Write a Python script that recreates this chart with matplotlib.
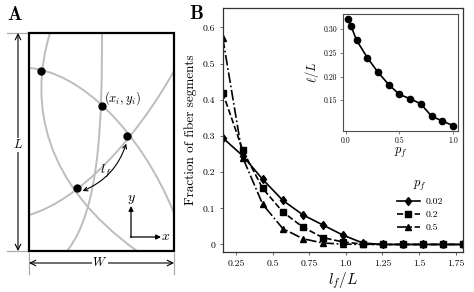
import numpy as np
import matplotlib
matplotlib.use('Agg')
import matplotlib.pyplot as plt
from matplotlib.path import Path
from matplotlib.patches import PathPatch, Rectangle, FancyArrowPatch

plt.rcParams['font.family'] = 'serif'
plt.rcParams['font.serif'] = ['cmr10']
plt.rcParams['mathtext.fontset'] = 'cm'
plt.rcParams['axes.formatter.use_mathtext'] = True
plt.rcParams['axes.unicode_minus'] = False

# ---- panel B data: fraction of fiber segments vs l_f/L
lf = [0.160, 0.297, 0.433, 0.570, 0.707, 0.843, 0.980, 1.117, 1.253, 1.390, 1.527, 1.663, 1.800]
frac_002 = [0.295, 0.245, 0.180, 0.122, 0.082, 0.054, 0.026, 0.004, 0, 0, 0, 0, 0]
frac_02 = [0.420, 0.260, 0.155, 0.090, 0.048, 0.019, 0.007, 0.001, 0, 0, 0, 0, 0]
frac_05 = [0.572, 0.240, 0.111, 0.044, 0.016, 0.004, 0.001, 0.0, 0, 0, 0, 0, 0]
pf_labels = ['0.02', '0.2', '0.5']

# inset: mean segment length vs p_f
pf = [0.02, 0.05, 0.1, 0.2, 0.3, 0.4, 0.5, 0.6, 0.7, 0.8, 0.9, 1.0]
ell = [0.321, 0.306, 0.277, 0.240, 0.209, 0.183, 0.162, 0.153, 0.142, 0.116, 0.106, 0.096]

xticks = [0.25, 0.5, 0.75, 1.0, 1.25, 1.5, 1.75]
xtick_lbl = ['0.25', '0.5', '0.75', '1.0', '1.25', '1.5', '1.75']
yticks = [0, 0.1, 0.2, 0.3, 0.4, 0.5, 0.6]
ytick_lbl = ['0', '0.1', '0.2', '0.3', '0.4', '0.5', '0.6']

# ---- panel A schematic (pixel coords, cubic bezier control points)
box = (29, 33, 174, 251)  # x0, y0, x1, y1
fibers = [
    [(29, 68), (80, 72), (140, 130), (174, 213)],
    [(50, 33), (28, 105), (45, 185), (137, 251)],
    [(102, 33), (102, 120), (100, 210), (67, 251)],
    [(29, 215), (80, 200), (135, 140), (174, 71)],
]
nodes = [(41, 70.5), (101.7, 105.7), (126.7, 136), (76.7, 188)]

fig = plt.figure(figsize=(4.74, 2.92), dpi=100)

# ===================== panel A
axA = fig.add_axes([0, 0, 200/474, 1])
axA.set_xlim(0, 200)
axA.set_ylim(292, 0)
axA.axis('off')
axA.patch.set_alpha(0)

codes = [Path.MOVETO, Path.CURVE4, Path.CURVE4, Path.CURVE4]
for f in fibers:
    axA.add_patch(PathPatch(Path(f, codes), fc='none', ec='#bdbdbd', lw=1.4, zorder=1))

axA.add_patch(Rectangle((box[0], box[1]), box[2]-box[0], box[3]-box[1],
                        fill=False, ec='black', lw=1.6, zorder=3))
nx, ny = zip(*nodes)
axA.plot(nx, ny, 'o', color='black', ms=5, zorder=4)

# dimension arrows
lbl_box = dict(fc='white', ec='none', pad=0.5)
axA.plot([7, 28], [box[1], box[1]], color='#aaaaaa', lw=0.9)
axA.plot([7, 28], [box[3], box[3]], color='#aaaaaa', lw=0.9)
axA.annotate('', xy=(18, box[1]), xytext=(18, box[3]),
             arrowprops=dict(arrowstyle='<->', lw=0.8, color='black', shrinkA=0, shrinkB=0))
axA.text(18, 145, '$L$', ha='center', va='center', fontsize=9, bbox=lbl_box)

axA.plot([box[0], box[0]], [253, 274], color='#aaaaaa', lw=0.9)
axA.plot([box[2], box[2]], [253, 274], color='#aaaaaa', lw=0.9)
axA.annotate('', xy=(box[0], 263), xytext=(box[2], 263),
             arrowprops=dict(arrowstyle='<->', lw=0.8, color='black', shrinkA=0, shrinkB=0))
axA.text(100, 263, '$W$', ha='center', va='center', fontsize=9, bbox=lbl_box)

# segment length arrow
axA.add_patch(FancyArrowPatch((127, 141), (80, 192), arrowstyle='<->', mutation_scale=7,
                              connectionstyle='arc3,rad=-0.25', lw=0.8, color='black', zorder=5))
axA.text(106, 171, '$l_f$', ha='center', va='center', fontsize=10)
axA.text(104, 98, '$(x_i,y_i)$', ha='left', va='center', fontsize=9)

# coordinate axes glyph
axA.annotate('', xy=(131, 206), xytext=(131, 237.5),
             arrowprops=dict(arrowstyle='-|>', lw=0.9, color='black', shrinkA=0, shrinkB=0, mutation_scale=7))
axA.annotate('', xy=(161, 237), xytext=(130.5, 237),
             arrowprops=dict(arrowstyle='-|>', lw=0.9, color='black', shrinkA=0, shrinkB=0, mutation_scale=7))
axA.text(131, 200, '$y$', ha='center', va='center', fontsize=10)
axA.text(166, 237, '$x$', ha='center', va='center', fontsize=10)

fig.text(15/474, 1-15/292, 'A', fontsize=14, fontname='cmb10', ha='center', va='center')
fig.text(196/474, 1-14/292, 'B', fontsize=14, fontname='cmb10', ha='center', va='center')

# ===================== panel B
ax = fig.add_axes([222.7/474, 1-251.7/292, (463-222.7)/474, (251.7-8.3)/292])
ax.plot(lf, frac_002, '-', marker='d', color='black', lw=1.2, ms=4.5, label=pf_labels[0])
ax.plot(lf, frac_02, '--', marker='s', color='black', lw=1.2, ms=4.5, label=pf_labels[1])
ax.plot(lf, frac_05, '-.', marker='^', color='black', lw=1.2, ms=4.5, label=pf_labels[2])
ax.set_xlim(0.16, 1.80)
ax.set_ylim(-0.02, 0.653)
ax.set_xticks(xticks)
ax.set_xticklabels(xtick_lbl)
ax.set_yticks(yticks)
ax.set_yticklabels(ytick_lbl)
ax.tick_params(labelsize=7, length=2.5, width=0.6, color='0.3', pad=3)
for s in ax.spines.values():
    s.set_linewidth(0.9)
    s.set_color('0.2')
ax.set_xlabel('$l_f/L$', fontsize=11, labelpad=2)
ax.set_ylabel('Fraction of fiber segments', fontsize=9.5, labelpad=4)
leg = ax.legend(title='$p_f$', frameon=False, fontsize=7, title_fontsize=9,
                loc='center', bbox_to_anchor=(420/474, 1-205/292), bbox_transform=fig.transFigure,
                handlelength=2.3, labelspacing=0.45, handletextpad=0.6)

# ===================== inset
axi = fig.add_axes([342.7/474, 1-131/292, (458.3-342.7)/474, (131-14)/292])
axi.plot(pf, ell, '-o', color='black', lw=1.2, ms=4.5)
axi.set_xticks([0.0, 0.5, 1.0])
axi.set_xticklabels(['0.0', '0.5', '1.0'])
axi.set_yticks([0.15, 0.20, 0.25, 0.30])
axi.set_yticklabels(['0.15', '0.20', '0.25', '0.30'])
axi.tick_params(labelsize=5.5, length=2, width=0.5, color='0.3', pad=2)
for s in axi.spines.values():
    s.set_linewidth(0.8)
    s.set_color('0.3')
axi.set_xlabel('$p_f$', fontsize=9, labelpad=1)
axi.set_ylabel(r'$\ell/L$', fontsize=9, labelpad=2)

fig.savefig('out.png', dpi=100)
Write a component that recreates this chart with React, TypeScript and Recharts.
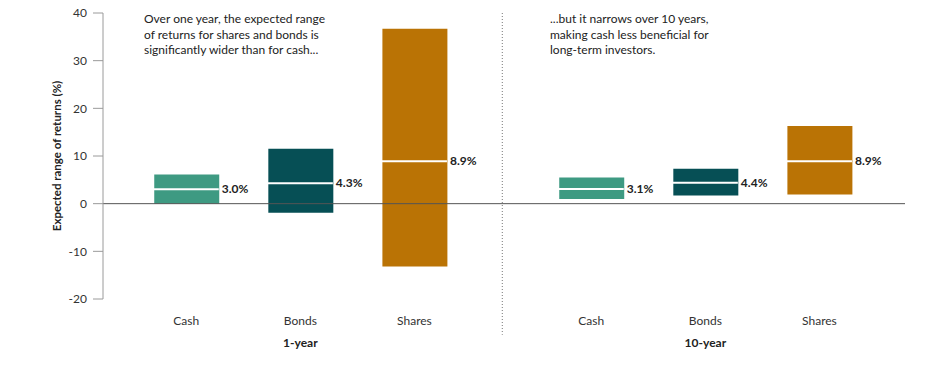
import React from 'react'
import {
  ComposedChart,
  Bar,
  Scatter,
  Cell,
  XAxis,
  YAxis,
  ReferenceLine,
} from 'recharts'

// Expected range of returns, 1-year vs 10-year horizon
const ASSETS = ['Cash', 'Bonds', 'Shares', 'Cash', 'Bonds', 'Shares']
const HORIZONS = ['1-year', '1-year', '1-year', '10-year', '10-year', '10-year']
const X_POS = [1, 2, 3, 4.55, 5.55, 6.55]
const LOWS = [0, -1.9, -13.2, 1.0, 1.7, 1.9]
const HIGHS = [6.1, 11.5, 36.7, 5.5, 7.3, 16.3]
const MEDIANS = [3.0, 4.3, 8.9, 3.1, 4.4, 8.9]
const Y_TICKS = [-20, -10, 0, 10, 20, 30, 40]
const DIVIDER_X = 3.77

const NOTE_1Y = ['Over one year, the expected range', 'of returns for shares and bonds is', 'significantly wider than for cash...']
const NOTE_10Y = ['...but it narrows over 10 years,', 'making cash less beneficial for', 'long-term investors.']

const ASSET_COLORS: Record<string, string> = {
  Cash: '#3e9a82',
  Bonds: '#064f55',
  Shares: '#ba7305',
}

const FONT = 'Lato, "Open Sans", sans-serif'
const BAR_W = 65

const data = ASSETS.map((asset, i) => ({
  asset,
  horizon: HORIZONS[i],
  pos: X_POS[i],
  range: [LOWS[i], HIGHS[i]],
  median: MEDIANS[i],
}))

function XTick(props: any) {
  const { x, y, payload } = props
  const i = X_POS.indexOf(payload.value)
  if (i < 0) return null
  const isMiddle = ASSETS[i] === 'Bonds'
  return (
    <g>
      <text x={x} y={y + 18} textAnchor="middle" fontSize={12} fill="#333" fontFamily={FONT}>
        {ASSETS[i]}
      </text>
      {isMiddle && (
        <text x={x} y={y + 40} textAnchor="middle" fontSize={12} fontWeight={700} fill="#222" fontFamily={FONT}>
          {HORIZONS[i]}
        </text>
      )}
    </g>
  )
}

function MedianMark(props: any) {
  const { cx, cy, payload } = props
  if (cx == null || cy == null) return null
  return (
    <g>
      <line x1={cx - BAR_W / 2} x2={cx + BAR_W / 2} y1={cy} y2={cy} stroke="#fff" strokeWidth={2} />
      <text x={cx + BAR_W / 2 + 3} y={cy + 4} fontSize={12} fontWeight={700} fill="#222" fontFamily={FONT}>
        {payload.median.toFixed(1)}%
      </text>
    </g>
  )
}

function Note({ lines, left }: { lines: string[]; left: number }) {
  return (
    <div
      style={{
        position: 'absolute',
        left,
        top: 11,
        fontFamily: FONT,
        fontSize: 12,
        lineHeight: '15.5px',
        color: '#222',
        whiteSpace: 'nowrap',
      }}
    >
      {lines.map((l) => (
        <div key={l}>{l}</div>
      ))}
    </div>
  )
}

export default function App() {
  return (
    <div style={{ position: 'absolute', left: 0, top: 0, width: 925, height: 365, background: '#fff' }}>
      <ComposedChart width={925} height={365} data={data} margin={{ top: 13, right: 20, bottom: 0, left: 0 }}>
        <XAxis
          dataKey="pos"
          type="number"
          domain={[0.27, 7.3]}
          ticks={X_POS}
          allowDataOverflow
          axisLine={false}
          tickLine={false}
          height={66}
          tick={<XTick />}
          interval={0}
        />
        <YAxis
          type="number"
          domain={[-20, 40]}
          ticks={Y_TICKS}
          width={103}
          tickSize={10}
          tickMargin={6}
          axisLine={{ stroke: '#9a9a9a' }}
          tickLine={{ stroke: '#9a9a9a' }}
          tick={{ fontSize: 12, fill: '#333', fontFamily: FONT }}
          label={{
            value: 'Expected range of returns (%)',
            angle: -90,
            position: 'center',
            dx: 5,
            style: { fontSize: 11.5, fontWeight: 700, fill: '#222', fontFamily: FONT, textAnchor: 'middle' },
          }}
        />
        <Bar dataKey="range" barSize={BAR_W} isAnimationActive={false}>
          {data.map((d, i) => (
            <Cell key={i} fill={ASSET_COLORS[d.asset]} />
          ))}
        </Bar>
        <ReferenceLine y={0} stroke="#555" strokeWidth={1} />
        <ReferenceLine
          segment={[
            { x: DIVIDER_X, y: 40 },
            { x: DIVIDER_X, y: -27.5 },
          ]}
          ifOverflow="visible"
          stroke="#777"
          strokeDasharray="1 2"
        />
        <Scatter dataKey="median" shape={<MedianMark />} isAnimationActive={false} />
      </ComposedChart>
      <Note lines={NOTE_1Y} left={144} />
      <Note lines={NOTE_10Y} left={550} />
    </div>
  )
}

-- -- --

WHAT TO DO |
Quote, exactly and only, the lines from the first line of the data above through the line containing "from matplotlib.patches import". The pictures do not belong in it.

ANSWER BELOW |
Write a Python script that recreates this chart with matplotlib.
import numpy as np
import matplotlib
matplotlib.use('Agg')
import matplotlib.pyplot as plt
from matplotlib.path import Path
from matplotlib.patches import PathPatch, Rectangle, FancyArrowPatch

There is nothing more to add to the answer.